6) Providence of PFs
Most of us underestimate the power of the two PFs which are able instruments in our portfolios– EPF & PPF. These are instruments of extreme power and simplicity – not to forget the tax benefits. Keep investing and touch them only when you retire to see the magic of compounding. With EPF, make sure to transfer it every time you move jobs so that it is all consolidated and never dormant enough to not earn interest.
7) Seventh rule and Eighth wonder
Seventh rule is simply to “Invest” – which will ultimately deliver the fruits of eighth wonder “Compounding”. There is no one-formula to solve this. But here’s how the cookie crumbles:
- 100 Rs of savings: 90 Strategic (long term) and 10 Tactical (roulette money)
- 90 Strategic: 63 in Equity (MFs + Stocks), 18 in Debt and 9 in Gold
- 10 Tactical: Maintain a separate bank and demat account for your thrill-plays. Take your chances. If you keep winning, you are well on course to be the next Oracle of Omaha! If you lose all – close the accounts. Don’t move money from strategic bucket to the tactical one, ever.
- Changing & churning: While rebalancing with minor tweaks and moving among different classes is desirable, jumping between funds in the same category for the lure of numbers not so much. All that practice does is incur more costs. Once you buy a fund, hold it for 3-5 years. 1-2year performances are mostly a result of random chance and not skill.
8) Simple makes money
If it’s too fancy or good to be true, it probably is. Keep your investments simple and basic. Restrict equity allocation to Mutual funds if you don’t have time and know-how to dabble into stocks. In investments, most boring is the best product. Simple makes the most amount of money.
9) Know what to avoid
- Avoid high cost products. They never make money.

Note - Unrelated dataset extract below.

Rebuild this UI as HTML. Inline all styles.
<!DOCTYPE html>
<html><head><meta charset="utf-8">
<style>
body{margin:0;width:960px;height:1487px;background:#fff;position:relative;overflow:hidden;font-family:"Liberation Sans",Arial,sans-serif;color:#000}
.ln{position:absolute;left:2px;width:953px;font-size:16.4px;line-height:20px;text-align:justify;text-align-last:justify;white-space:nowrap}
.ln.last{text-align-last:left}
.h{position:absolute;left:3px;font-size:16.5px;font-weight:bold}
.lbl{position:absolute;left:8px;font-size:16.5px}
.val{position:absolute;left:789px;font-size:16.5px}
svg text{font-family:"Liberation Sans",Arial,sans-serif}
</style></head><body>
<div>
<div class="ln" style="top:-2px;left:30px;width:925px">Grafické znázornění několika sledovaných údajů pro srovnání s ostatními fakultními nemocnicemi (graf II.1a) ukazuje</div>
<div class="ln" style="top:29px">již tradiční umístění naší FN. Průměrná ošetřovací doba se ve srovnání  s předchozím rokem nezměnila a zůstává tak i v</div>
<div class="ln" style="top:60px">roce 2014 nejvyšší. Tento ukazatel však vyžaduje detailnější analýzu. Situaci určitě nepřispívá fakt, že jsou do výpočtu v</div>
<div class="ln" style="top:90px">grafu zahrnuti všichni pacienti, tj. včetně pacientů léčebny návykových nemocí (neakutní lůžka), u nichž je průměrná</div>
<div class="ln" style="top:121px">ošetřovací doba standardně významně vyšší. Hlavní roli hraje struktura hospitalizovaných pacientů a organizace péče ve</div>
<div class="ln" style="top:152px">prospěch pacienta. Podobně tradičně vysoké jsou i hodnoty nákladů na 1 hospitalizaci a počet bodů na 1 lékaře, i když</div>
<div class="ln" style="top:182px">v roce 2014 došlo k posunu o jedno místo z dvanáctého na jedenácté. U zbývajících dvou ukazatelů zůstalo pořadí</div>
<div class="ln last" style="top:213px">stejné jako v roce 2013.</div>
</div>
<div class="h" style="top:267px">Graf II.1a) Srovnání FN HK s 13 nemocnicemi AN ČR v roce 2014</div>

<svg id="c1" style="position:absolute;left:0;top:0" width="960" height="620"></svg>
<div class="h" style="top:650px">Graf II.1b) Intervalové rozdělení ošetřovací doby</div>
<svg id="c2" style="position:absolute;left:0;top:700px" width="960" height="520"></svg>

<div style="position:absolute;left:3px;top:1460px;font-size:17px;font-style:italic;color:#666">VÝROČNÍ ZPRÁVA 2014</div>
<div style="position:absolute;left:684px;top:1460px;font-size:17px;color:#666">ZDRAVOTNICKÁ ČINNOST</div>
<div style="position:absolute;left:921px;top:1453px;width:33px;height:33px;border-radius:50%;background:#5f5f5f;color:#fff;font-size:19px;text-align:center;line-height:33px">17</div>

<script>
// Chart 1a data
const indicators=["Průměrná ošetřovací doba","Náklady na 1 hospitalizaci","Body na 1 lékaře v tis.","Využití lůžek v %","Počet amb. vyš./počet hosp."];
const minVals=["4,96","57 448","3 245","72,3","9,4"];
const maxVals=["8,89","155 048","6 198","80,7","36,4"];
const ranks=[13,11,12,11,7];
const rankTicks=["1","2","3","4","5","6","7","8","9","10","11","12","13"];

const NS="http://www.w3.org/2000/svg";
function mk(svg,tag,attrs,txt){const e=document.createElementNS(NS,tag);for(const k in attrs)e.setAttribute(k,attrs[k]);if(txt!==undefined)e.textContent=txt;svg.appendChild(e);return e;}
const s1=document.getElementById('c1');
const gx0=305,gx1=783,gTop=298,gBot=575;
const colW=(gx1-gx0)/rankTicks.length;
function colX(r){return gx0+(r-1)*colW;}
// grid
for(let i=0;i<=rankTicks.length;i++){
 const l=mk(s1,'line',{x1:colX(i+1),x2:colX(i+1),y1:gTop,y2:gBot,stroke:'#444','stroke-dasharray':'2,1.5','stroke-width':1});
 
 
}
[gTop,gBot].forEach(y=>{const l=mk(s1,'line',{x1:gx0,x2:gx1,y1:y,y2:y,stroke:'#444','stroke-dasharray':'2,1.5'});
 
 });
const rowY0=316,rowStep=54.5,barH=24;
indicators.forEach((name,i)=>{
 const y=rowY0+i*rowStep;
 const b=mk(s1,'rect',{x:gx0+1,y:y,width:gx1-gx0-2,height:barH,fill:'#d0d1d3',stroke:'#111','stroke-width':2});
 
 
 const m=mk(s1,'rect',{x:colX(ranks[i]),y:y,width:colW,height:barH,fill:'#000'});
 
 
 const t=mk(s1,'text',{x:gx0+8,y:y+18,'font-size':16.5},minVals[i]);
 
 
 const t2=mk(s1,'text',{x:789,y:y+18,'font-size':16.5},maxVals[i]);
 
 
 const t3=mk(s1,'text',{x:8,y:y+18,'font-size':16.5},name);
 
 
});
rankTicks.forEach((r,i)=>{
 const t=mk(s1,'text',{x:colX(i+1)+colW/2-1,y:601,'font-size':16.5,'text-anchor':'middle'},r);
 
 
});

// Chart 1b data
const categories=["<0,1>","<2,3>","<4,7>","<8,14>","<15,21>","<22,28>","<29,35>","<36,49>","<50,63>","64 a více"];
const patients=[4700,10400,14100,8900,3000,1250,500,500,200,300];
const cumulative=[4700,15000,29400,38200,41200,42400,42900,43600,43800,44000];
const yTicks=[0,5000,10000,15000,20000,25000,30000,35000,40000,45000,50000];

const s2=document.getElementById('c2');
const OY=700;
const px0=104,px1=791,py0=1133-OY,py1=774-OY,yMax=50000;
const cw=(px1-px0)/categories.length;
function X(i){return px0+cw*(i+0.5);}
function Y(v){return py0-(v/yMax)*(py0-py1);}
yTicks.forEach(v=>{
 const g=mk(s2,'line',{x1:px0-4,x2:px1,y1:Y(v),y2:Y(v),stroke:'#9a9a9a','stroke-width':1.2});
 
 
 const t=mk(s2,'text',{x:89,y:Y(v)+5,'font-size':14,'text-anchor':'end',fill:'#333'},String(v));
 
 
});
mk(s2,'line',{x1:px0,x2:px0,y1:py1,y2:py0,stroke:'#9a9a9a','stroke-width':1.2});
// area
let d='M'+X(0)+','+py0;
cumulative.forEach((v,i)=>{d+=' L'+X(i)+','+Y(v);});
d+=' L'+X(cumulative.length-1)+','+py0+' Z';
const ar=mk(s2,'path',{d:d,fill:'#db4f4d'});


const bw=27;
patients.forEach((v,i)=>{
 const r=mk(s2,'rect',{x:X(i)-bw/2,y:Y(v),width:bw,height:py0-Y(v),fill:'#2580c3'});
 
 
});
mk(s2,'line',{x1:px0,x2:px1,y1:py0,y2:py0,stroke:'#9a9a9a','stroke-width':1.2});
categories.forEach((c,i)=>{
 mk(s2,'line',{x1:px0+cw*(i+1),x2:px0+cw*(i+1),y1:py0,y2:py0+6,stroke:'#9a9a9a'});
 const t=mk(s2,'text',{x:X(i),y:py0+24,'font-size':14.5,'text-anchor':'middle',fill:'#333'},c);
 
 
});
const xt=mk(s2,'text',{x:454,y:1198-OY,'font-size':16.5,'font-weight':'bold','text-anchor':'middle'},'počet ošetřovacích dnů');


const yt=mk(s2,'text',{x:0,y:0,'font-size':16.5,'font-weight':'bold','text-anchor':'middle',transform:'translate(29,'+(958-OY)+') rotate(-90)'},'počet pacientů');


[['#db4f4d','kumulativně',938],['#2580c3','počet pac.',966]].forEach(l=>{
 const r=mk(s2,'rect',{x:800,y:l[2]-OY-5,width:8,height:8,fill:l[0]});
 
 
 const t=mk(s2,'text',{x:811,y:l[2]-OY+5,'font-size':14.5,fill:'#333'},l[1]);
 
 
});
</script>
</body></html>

- Avoid Insurance which is linked with investment in any form or manner.
- Avoid structured products with complex pay-off models linked to trigger events
- Avoid real estate linked products like private equity funds, REITs, lease rental yield products etc
- Avoid AIFs, long-short derivative and hedging strategies
- Avoid Avoid Avoid – the more you avoid and less you adopt, the more your chances of winning the long game!
10) Love thy excel
You can be a poet at heart, but when it comes to managing your finances – you have to fall in love with your excel. More you record, more your register. More you track, more you deliver. If someone else is tracking things for you, it ain’t good enough.

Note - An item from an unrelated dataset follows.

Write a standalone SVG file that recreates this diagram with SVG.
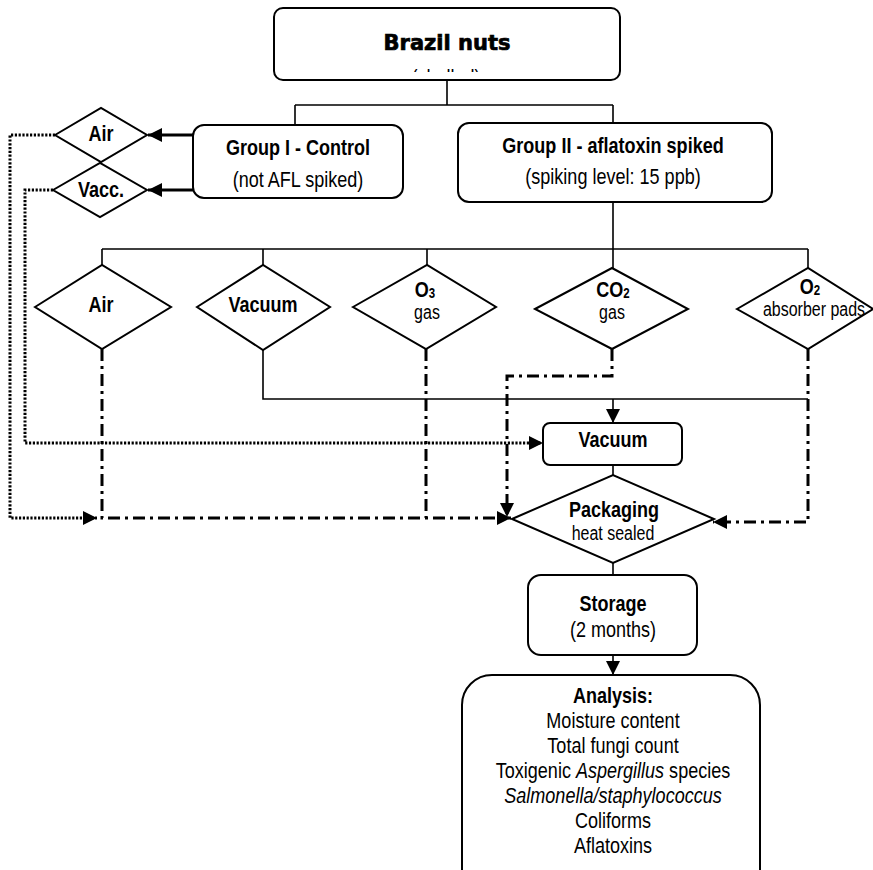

After GOD – Believe in compounding! Magic happens if you have the patience to withstand the yin and yang of time, if you have the iron-will to curb temptation to avoid short term plays, if you have the discipline of following basics and be steadfast in your investing approach. Magic happens – believe in it 😊
To conclude, we will borrow from the famous lines of Rabindra Nath Tagore (and add some schezwan sauce to it) to succinctly wrap up what should be every rational investor’s mantra:
“Where the mind is without fear, and the head is held high; Into that heaven of financial freedom, my father, let my investors awake. Where knowledge is free; Where personal finance has not been broken up into fragments, By complex ill-defined product ideas; Where suggestions come out from the depth of truth, Where investors striving stretches towards debt-free life, Where the clear stream of reason has not lost its way, Into the dreary desert sand of high costs, Where the mind is led forward by advisors, Into ever-widening thought and action, Into that heaven of financial freedom, my Father, let my investors awake.”